[Extracted entries]
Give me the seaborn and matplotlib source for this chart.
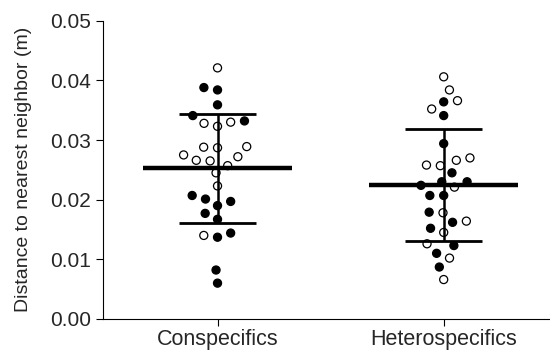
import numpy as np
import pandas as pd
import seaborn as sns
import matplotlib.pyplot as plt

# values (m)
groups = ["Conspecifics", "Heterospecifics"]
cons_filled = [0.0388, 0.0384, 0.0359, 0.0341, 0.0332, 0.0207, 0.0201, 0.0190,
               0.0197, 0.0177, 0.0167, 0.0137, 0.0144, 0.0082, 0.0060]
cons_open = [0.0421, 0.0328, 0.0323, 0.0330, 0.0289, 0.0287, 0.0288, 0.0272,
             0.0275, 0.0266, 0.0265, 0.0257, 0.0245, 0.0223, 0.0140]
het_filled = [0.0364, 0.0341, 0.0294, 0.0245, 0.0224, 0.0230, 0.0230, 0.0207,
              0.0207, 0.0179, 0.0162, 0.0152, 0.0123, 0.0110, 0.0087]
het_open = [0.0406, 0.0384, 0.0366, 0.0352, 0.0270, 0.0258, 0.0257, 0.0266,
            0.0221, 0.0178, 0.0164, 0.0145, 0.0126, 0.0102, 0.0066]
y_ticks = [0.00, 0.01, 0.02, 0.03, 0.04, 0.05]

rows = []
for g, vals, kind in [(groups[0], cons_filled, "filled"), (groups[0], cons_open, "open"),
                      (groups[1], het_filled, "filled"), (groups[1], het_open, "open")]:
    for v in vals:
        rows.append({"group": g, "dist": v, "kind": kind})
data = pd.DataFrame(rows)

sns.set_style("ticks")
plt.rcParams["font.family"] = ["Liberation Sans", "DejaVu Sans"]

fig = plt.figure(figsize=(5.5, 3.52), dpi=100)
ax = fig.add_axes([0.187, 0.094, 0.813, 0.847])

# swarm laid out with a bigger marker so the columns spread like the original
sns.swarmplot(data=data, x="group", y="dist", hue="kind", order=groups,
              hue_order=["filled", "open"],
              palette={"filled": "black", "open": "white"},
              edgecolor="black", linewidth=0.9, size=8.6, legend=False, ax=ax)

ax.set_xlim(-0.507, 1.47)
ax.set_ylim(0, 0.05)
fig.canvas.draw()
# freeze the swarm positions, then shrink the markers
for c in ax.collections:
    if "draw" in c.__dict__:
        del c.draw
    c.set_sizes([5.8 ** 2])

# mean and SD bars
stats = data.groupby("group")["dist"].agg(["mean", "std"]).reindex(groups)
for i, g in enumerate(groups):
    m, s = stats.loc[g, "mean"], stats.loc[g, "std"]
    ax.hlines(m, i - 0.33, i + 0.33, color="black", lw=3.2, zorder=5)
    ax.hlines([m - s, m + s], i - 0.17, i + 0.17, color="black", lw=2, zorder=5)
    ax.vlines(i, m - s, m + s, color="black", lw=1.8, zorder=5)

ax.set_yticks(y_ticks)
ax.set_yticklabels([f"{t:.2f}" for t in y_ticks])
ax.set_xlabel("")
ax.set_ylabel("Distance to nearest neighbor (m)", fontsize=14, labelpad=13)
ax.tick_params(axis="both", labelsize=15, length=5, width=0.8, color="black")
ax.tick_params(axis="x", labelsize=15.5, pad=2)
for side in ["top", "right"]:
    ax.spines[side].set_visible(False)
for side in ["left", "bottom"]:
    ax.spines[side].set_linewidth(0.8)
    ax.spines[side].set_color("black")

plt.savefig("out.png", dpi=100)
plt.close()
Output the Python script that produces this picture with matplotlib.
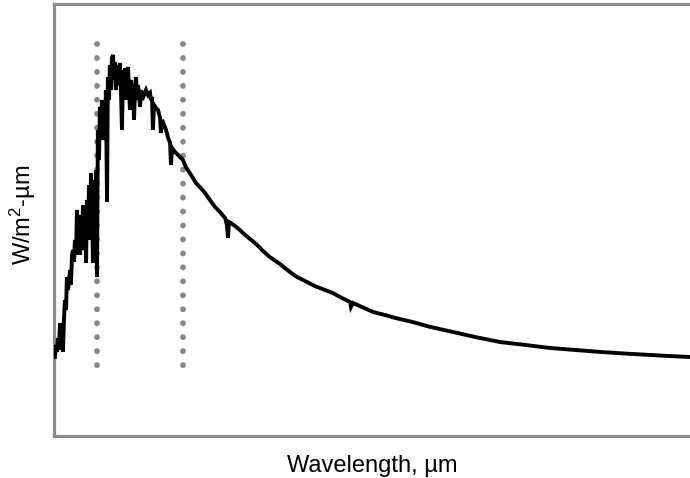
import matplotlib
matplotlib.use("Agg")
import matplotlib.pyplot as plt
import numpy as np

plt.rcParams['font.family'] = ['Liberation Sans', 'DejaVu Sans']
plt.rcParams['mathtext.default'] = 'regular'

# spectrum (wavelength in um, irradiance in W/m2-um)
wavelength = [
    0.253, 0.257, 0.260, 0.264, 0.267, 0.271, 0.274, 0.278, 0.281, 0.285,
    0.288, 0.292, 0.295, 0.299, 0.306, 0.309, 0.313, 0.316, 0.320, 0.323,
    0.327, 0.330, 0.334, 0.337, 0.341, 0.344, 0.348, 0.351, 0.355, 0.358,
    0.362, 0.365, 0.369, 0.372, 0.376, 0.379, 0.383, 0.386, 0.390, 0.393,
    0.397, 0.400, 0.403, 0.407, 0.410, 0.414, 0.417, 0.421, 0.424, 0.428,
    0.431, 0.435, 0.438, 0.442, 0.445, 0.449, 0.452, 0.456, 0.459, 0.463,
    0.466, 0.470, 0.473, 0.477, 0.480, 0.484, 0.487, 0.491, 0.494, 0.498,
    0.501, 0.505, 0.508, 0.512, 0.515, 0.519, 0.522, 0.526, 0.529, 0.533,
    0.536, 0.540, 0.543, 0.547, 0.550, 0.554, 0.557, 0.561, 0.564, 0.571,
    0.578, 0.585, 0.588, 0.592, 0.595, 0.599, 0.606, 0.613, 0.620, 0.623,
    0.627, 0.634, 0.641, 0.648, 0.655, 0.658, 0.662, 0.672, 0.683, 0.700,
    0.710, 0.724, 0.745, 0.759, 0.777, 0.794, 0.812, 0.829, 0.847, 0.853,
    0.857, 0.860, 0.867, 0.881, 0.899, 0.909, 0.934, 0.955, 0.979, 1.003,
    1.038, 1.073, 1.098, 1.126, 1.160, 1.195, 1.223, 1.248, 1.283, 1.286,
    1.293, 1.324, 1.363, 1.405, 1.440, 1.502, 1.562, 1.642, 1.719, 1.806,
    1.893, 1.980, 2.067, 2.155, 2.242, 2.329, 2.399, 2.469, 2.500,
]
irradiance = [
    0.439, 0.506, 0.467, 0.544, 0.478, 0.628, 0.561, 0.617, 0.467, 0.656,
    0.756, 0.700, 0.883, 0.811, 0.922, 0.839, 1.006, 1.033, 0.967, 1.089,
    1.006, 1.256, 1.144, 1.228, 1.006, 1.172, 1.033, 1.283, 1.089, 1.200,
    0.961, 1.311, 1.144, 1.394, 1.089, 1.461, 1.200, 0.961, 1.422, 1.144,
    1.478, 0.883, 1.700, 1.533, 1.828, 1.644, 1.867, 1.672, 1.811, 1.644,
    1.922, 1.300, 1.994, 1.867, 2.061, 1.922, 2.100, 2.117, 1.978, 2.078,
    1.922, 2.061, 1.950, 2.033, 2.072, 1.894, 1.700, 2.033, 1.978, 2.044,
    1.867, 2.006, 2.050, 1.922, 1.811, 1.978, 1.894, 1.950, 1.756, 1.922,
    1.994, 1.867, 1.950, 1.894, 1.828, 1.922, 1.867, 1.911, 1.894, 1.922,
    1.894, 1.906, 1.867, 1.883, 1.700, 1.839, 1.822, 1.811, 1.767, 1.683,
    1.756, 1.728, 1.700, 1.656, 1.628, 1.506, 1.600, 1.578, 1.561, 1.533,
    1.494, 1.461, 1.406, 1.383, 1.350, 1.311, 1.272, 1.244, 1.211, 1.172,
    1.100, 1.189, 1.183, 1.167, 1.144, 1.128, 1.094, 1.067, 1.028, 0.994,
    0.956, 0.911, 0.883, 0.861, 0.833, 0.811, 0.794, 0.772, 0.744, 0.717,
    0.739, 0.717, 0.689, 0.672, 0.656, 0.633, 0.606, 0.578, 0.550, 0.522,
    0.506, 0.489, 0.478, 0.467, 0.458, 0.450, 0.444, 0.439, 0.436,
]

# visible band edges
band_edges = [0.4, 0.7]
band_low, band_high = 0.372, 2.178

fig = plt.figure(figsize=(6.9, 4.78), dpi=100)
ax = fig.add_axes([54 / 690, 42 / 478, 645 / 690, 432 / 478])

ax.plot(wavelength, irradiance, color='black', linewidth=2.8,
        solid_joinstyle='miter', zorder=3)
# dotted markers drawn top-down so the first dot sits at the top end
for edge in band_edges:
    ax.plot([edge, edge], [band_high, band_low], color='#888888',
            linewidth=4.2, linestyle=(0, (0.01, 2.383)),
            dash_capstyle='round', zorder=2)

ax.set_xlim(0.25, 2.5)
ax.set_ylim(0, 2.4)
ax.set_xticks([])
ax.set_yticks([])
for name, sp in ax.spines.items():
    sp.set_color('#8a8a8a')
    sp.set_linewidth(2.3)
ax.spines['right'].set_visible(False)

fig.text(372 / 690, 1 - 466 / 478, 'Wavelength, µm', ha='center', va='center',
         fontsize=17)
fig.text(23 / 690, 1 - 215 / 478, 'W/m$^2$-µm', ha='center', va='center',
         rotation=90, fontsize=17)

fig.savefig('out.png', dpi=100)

[What the task requires]
Find the word "this" in the entries above and gather every line that holds it.

[Written answer]
Give me the seaborn and matplotlib source for this chart.
Output the Python script that produces this picture with matplotlib.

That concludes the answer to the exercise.